Since N2, the FSA has had the power to fine finance directors for saying the wrong thing, or the right thing at the wrong time – which means it’s high time you sorted out your disclosure policy.
John Mayo, former Marconi FD and ousted chief executive-designate is in no doubt: the Marconi board made a mistake on 4 July last year when it opted to suspend the shares for a day rather than reschedule a crucial 4pm board meeting as a 6am conference call.
The problem was that Marconi had some good news it could release immediately – the disposal of the medical products division – but it needed the board to agree the wording of a profits warning, and that couldn’t be sorted out until the afternoon. ‘If the company had announced good news in the morning and bad news in the evening, there would have been a false market in the shares for a whole day,’ he recently told the Financial Times.
‘But that (share price) suspension stoked up every possible rumour that the business was in trouble.’
Mayo, with his career background in investment banking at Warburgs, knew better than most FDs of the regulatory burdens governing the disclosure of price-sensitive information. But as conscious as he was of the stock exchange rules, the consequences for getting it wrong would have been greater had the events taken place after 30 November – the Financial Services Authority’s so-called N2 Day, when new rules and powers came into force.
For one thing, under the new regulatory environment companies and directors themselves can be named and fined by the FSA if they fail to keep shareholders informed. This would seem to make sense, especially as fining a company when its share price has collapsed only penalises investors further. Moreover, the new rules governing ‘market abuse’ effectively operate under civil law, not criminal, so the burden of proof and rules of evidence make it easier for the prosecuting regulator.
So what is ‘market abuse’? For FDs, the main aspect concerns failing to disclose price-sensitive information or making selective disclosure of information to favoured analysts or journalists.
Even dissemination through the Regulatory News Service in a way that is misleading will turn out to be market abuse if it means telling half the story such that people buy shares they would have otherwise sold.
Selective disclosure became a hot topic in the US in 2000 when the Securities and Exchange Commission introduced ‘Regulation FD’ to stamp it out.
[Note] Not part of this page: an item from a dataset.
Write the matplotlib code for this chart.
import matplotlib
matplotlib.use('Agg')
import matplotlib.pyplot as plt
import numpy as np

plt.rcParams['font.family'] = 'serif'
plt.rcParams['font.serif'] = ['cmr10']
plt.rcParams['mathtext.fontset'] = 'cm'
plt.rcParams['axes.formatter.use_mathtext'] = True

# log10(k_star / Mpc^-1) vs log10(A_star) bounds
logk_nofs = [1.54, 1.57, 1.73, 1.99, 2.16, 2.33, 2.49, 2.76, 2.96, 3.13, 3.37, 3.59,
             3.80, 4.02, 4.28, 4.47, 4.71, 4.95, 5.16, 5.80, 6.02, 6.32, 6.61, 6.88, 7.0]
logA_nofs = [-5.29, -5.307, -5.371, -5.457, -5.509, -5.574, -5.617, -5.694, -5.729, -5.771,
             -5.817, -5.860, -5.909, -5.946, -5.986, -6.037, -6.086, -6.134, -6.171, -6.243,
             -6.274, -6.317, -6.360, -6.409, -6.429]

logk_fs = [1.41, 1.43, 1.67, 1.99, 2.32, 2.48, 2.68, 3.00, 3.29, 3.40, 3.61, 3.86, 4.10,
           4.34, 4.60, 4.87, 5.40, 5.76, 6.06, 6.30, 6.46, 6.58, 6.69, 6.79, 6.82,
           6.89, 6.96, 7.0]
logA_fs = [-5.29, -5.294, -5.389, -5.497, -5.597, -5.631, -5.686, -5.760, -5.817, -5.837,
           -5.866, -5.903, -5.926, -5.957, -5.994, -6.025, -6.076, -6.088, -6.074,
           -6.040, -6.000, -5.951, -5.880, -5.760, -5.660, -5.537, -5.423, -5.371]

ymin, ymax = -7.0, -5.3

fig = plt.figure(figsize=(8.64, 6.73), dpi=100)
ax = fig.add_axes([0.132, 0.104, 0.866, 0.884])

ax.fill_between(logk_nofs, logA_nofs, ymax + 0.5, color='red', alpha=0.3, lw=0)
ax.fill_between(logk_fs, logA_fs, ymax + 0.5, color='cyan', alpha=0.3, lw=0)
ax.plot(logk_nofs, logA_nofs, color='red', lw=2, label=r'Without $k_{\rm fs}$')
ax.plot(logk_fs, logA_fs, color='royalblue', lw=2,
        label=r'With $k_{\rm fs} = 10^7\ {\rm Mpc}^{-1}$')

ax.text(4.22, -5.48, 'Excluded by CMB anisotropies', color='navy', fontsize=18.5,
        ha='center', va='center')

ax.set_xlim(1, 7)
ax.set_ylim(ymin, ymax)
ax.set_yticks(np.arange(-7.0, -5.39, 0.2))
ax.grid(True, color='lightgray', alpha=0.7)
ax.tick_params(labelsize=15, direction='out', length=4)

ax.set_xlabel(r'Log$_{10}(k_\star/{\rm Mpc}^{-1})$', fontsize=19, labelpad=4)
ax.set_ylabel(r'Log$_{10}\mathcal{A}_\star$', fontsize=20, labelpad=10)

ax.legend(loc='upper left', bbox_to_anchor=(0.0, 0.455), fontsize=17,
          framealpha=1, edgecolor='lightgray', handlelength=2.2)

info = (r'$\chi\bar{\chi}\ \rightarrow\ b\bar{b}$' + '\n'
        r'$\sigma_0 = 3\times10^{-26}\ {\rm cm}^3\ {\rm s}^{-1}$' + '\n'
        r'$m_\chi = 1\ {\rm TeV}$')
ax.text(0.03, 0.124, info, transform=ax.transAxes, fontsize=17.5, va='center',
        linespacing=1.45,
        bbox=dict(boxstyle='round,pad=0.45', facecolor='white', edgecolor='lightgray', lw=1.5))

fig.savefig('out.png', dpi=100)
One of the SEC’s concerns was that companies excluded from meeting analysts who adopted a negative stance on their shares – but still invited other analysts to attend. (A recent Tempest Consultants survey said that 22% of UK companies admit they temporarily exclude analysts from briefings and company visits if they produce ‘sell’ circulars.)
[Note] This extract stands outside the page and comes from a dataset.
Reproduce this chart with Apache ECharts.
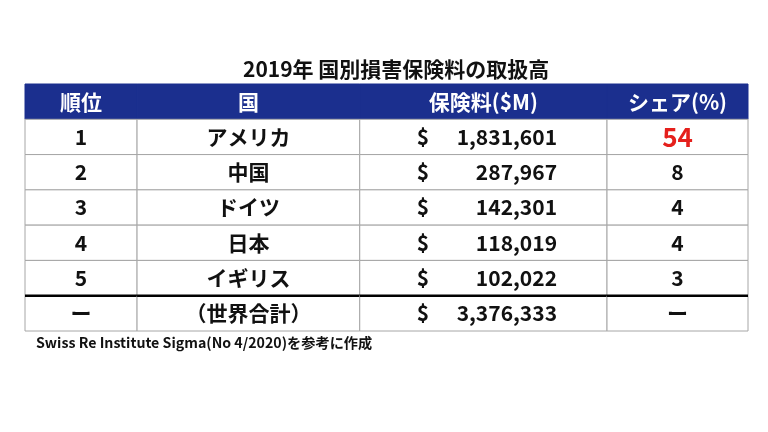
<!DOCTYPE html>
<html>
<head>
<meta charset="utf-8">
<script src="https://cdn.jsdelivr.net/npm/echarts@6/dist/echarts.min.js"></script>
<style>
  html, body { margin: 0; padding: 0; background: #fff; }
  #main { width: 768px; height: 432px; }
</style>
</head>
<body>
<div id="main"></div>
<script>
// 表のデータ
const headers = ['順位', '国', '保険料($M)', 'シェア(%)'];
const ranks = ['1', '2', '3', '4', '5', 'ー'];
const countries = ['アメリカ', '中国', 'ドイツ', '日本', 'イギリス', '（世界合計）'];
const premiums = [1831601, 287967, 142301, 118019, 102022, 3376333];
const shares = ['54', '8', '4', '4', '3', 'ー'];
const rowLabels = ['header', 'r1', 'r2', 'r3', 'r4', 'r5', 'total'];

// 列の区切り(0〜100)
const colEdges = [0, 15.5, 46.3, 80.5, 100];

const FONT = '"Noto Sans CJK JP", "Noto Sans", sans-serif';
const BLUE = '#1b2f8e';

const myChart = echarts.init(document.getElementById('main'));

// セルデータ [列, 行]
const cells = [];
headers.forEach((h, c) => cells.push({ value: [c, 0], text: h }));
ranks.forEach((r, i) => {
  cells.push({ value: [0, i + 1], text: r });
  cells.push({ value: [1, i + 1], text: countries[i] });
  cells.push({ value: [2, i + 1], text: premiums[i].toLocaleString('en-US') });
  cells.push({ value: [3, i + 1], text: shares[i] });
});

function renderItem(params, api) {
  const c = api.value(0);
  const r = api.value(1);
  const item = cells[params.dataIndex];
  const p0 = api.coord([colEdges[c], r]);
  const p1 = api.coord([colEdges[c + 1], r]);
  const h = api.size([0, 1])[1];
  const x = p0[0], w = p1[0] - p0[0];
  const y = p0[1] - h / 2;
  const cy = p0[1];
  const isHead = r === 0;
  const children = [{
    type: 'rect',
    shape: { x: x, y: y, width: w, height: h },
    style: {
      fill: isHead ? BLUE : '#fff',
      stroke: isHead ? BLUE : '#a6a6a6',
      lineWidth: 1
    }
  }];
  const baseStyle = {
    font: 'bold 21px ' + FONT,
    fill: isHead ? '#fff' : '#111',
    textVerticalAlign: 'middle',
    textAlign: 'center'
  };
  if (!isHead && c === 2) {
    children.push({
      type: 'text',
      style: Object.assign({}, baseStyle, { text: '$', x: x + 57, y: cy, textAlign: 'left' })
    });
    children.push({
      type: 'text',
      style: Object.assign({}, baseStyle, { text: item.text, x: x + w - 50, y: cy, textAlign: 'right' })
    });
  } else {
    const st = Object.assign({}, baseStyle, { text: item.text, x: x + w / 2, y: cy });
    if (r === 1 && c === 3) {
      st.fill = '#e5201c';
      st.font = 'bold 26px ' + FONT;
    }
    children.push({ type: 'text', style: st });
  }
  if (r === rowLabels.length - 1) {
    children.push({
      type: 'line',
      shape: { x1: x, y1: y, x2: x + w, y2: y },
      style: { stroke: '#000', lineWidth: 2.5 }
    });
  }
  return { type: 'group', children: children };
}

myChart.setOption({
  animation: false,
  title: [
    {
      text: '2019年 国別損害保険料の取扱高',
      left: 238,
      top: 54,
      textStyle: { fontFamily: FONT, fontWeight: 'bold', fontSize: 21, color: '#111' }
    },
    {
      text: 'Swiss Re Institute Sigma(No 4/2020)を参考に作成',
      left: 31,
      top: 331,
      textStyle: { fontFamily: FONT, fontWeight: 'bold', fontSize: 14.2, color: '#111' }
    }
  ],
  grid: { left: 25, right: 20, top: 84, bottom: 101 },
  xAxis: { type: 'value', min: 0, max: 100, show: false },
  yAxis: { type: 'category', data: rowLabels, inverse: true, show: false },
  series: [{
    type: 'custom',
    renderItem: renderItem,
    data: cells,
    clip: false
  }]
});
</script>
</body>
</html>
In finalising Regulation FD the SEC also referred to conflicting views on the effectiveness of rules designed to ensure information is released promptly and equally to all market participants: it acknowledged fears that companies may simply stop talking so as to prevent accusations of selective disclosure.
But on balance the SEC didn’t think such this was likely to be a problem.
‘The marketplace simply would not allow companies to cease communications with analysts,’ it concluded.
In the UK, the most important document is the PSI Guide, an appendix to the UKLA Guidance Manual governing the release of price-sensitive information.
While it’s largely based on rules that have been around for some years, the power the FSA now has to levy fines and impose compensation orders on companies, directors and advisers will make them all even more careful to abide by it – especially since there is no published tariff of fines and the FSA can levy a charge as big as it likes.
The basic rule is, if you have price-sensitive information, get it out.
If there are reasons why you can’t do so straight away, then you’re allowed a short delay, but the FSA isn’t particularly sympathetic to arguments about why information wasn’t released immediately. FDs should also ensure they have the right systems and procedures in place to ensure price-sensitive information comes up through the corporate ranks to enable the board to make an announcement.
It’s not going to be a defence for a director of a company to say, ‘No one ever told me,’ if, in fact, it was his responsibility to ensure he was told. There’s nothing much anyone can do if someone down the chain of command hides this kind of information from the FD – but it is imperative to make sure everyone knows that nobody other than the relevant people should talk to the press.